Charles Juliet doutait avoir un jour l'étoffe d'un écrivain, et pourtant ! Ce livre qu'il a mis douze années à écrire est certainement l'un des plus beaux livres intimes qui puisse exister. De ce « tu » distancié comme pour mieux s'observer, dans une langue poétique qui touche à la chair, lui le paysan, il nous subjugue par ces lambeaux de mémoire. Douloureux et nécessaires pour vivre. Se trouver soi-même. Déconstruire pour se construire.
J'ai compris pourquoi il y a douze ou treize ans j'avais tant aimé ce livre. J'ai compris que tous ces maux avaient un jour étaient les miens. Il y a douze ou treize ans.

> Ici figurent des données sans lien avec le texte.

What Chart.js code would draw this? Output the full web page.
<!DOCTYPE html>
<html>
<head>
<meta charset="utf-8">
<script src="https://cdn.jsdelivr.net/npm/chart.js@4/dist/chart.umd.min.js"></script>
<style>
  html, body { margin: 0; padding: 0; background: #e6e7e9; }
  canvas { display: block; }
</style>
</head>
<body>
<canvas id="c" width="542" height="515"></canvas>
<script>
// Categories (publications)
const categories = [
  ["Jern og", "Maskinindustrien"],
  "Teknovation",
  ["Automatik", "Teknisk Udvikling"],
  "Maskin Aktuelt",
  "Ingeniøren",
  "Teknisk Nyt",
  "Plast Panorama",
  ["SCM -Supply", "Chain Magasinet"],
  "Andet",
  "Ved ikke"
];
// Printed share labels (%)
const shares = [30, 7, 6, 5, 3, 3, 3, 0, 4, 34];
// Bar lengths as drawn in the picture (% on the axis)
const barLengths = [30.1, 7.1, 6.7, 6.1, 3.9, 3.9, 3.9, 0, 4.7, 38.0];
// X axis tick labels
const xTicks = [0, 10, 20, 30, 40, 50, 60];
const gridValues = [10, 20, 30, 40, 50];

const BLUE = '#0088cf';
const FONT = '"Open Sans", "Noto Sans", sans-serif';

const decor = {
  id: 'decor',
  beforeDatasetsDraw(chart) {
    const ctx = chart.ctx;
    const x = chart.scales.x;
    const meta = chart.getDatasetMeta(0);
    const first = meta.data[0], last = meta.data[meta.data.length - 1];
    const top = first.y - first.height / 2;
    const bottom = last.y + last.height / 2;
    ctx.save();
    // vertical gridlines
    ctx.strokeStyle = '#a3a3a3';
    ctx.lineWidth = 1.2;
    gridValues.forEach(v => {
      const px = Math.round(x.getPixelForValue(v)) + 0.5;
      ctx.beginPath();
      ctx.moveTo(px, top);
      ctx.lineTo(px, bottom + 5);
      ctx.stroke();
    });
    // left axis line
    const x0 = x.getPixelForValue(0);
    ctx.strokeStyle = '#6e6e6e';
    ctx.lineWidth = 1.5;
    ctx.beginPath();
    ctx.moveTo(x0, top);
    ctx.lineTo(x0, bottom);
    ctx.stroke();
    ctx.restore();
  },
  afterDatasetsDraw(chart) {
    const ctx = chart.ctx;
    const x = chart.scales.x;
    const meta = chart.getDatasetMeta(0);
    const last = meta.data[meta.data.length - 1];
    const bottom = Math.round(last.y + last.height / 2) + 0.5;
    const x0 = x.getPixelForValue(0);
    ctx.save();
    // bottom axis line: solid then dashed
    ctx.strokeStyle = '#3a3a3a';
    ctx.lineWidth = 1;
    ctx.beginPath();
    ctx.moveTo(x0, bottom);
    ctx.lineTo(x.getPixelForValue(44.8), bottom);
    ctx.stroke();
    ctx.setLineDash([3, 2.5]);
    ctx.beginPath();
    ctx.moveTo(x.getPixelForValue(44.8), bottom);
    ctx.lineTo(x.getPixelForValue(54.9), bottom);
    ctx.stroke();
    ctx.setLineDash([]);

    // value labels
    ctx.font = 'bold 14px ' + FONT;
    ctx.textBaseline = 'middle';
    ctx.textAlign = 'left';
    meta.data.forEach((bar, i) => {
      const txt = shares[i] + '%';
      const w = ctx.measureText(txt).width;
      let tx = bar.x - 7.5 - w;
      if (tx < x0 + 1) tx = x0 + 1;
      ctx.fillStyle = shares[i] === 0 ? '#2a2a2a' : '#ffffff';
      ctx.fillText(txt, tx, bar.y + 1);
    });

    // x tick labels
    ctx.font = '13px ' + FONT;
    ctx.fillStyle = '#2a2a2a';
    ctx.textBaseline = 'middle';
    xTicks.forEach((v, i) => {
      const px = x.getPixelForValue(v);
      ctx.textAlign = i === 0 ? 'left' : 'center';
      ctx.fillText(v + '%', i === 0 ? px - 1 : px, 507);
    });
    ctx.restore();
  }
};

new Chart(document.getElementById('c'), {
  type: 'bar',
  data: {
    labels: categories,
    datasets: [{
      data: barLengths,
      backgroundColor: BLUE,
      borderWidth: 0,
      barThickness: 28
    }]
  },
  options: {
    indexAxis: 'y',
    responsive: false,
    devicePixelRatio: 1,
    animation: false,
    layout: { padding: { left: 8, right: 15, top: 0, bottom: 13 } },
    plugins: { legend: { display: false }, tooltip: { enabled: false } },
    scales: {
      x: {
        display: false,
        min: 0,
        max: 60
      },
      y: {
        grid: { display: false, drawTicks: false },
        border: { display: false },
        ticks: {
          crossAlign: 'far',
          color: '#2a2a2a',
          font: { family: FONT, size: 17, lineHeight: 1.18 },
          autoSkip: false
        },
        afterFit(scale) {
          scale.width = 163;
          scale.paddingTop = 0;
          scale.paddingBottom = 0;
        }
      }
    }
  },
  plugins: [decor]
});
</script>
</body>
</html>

La douleur partagée. Ce milieu qui ne donne pas accès à celui des mots. Cette sensation d'être et d’Être inférieur. J'ai compris pourquoi j'avais tant aimé ce livre, parce que derrière le sombre, le dur, l'abrupt, il porte en lui le message de la construction et de la réussite possibles. Même si l'on est orphelin d'un amour. Il est la bouée. La main tendue. L'étoile scintillante. Aussi âpre soit-il, ce livre est le Nous que nous sommes, que nous devenons si nous décidons d'extraire le douloureux, le honteux, les humiliations, les blessures mais aussi l'heureux. Ne plus rejeter. Affronter. Oser gratter. Décoller. Se saisir de ces lambeaux d'histoire pour parvenir à une toile tendue sur l'avenir.  

J'ai rouvert Lambeaux. Et de nouveau, ma vie a changé.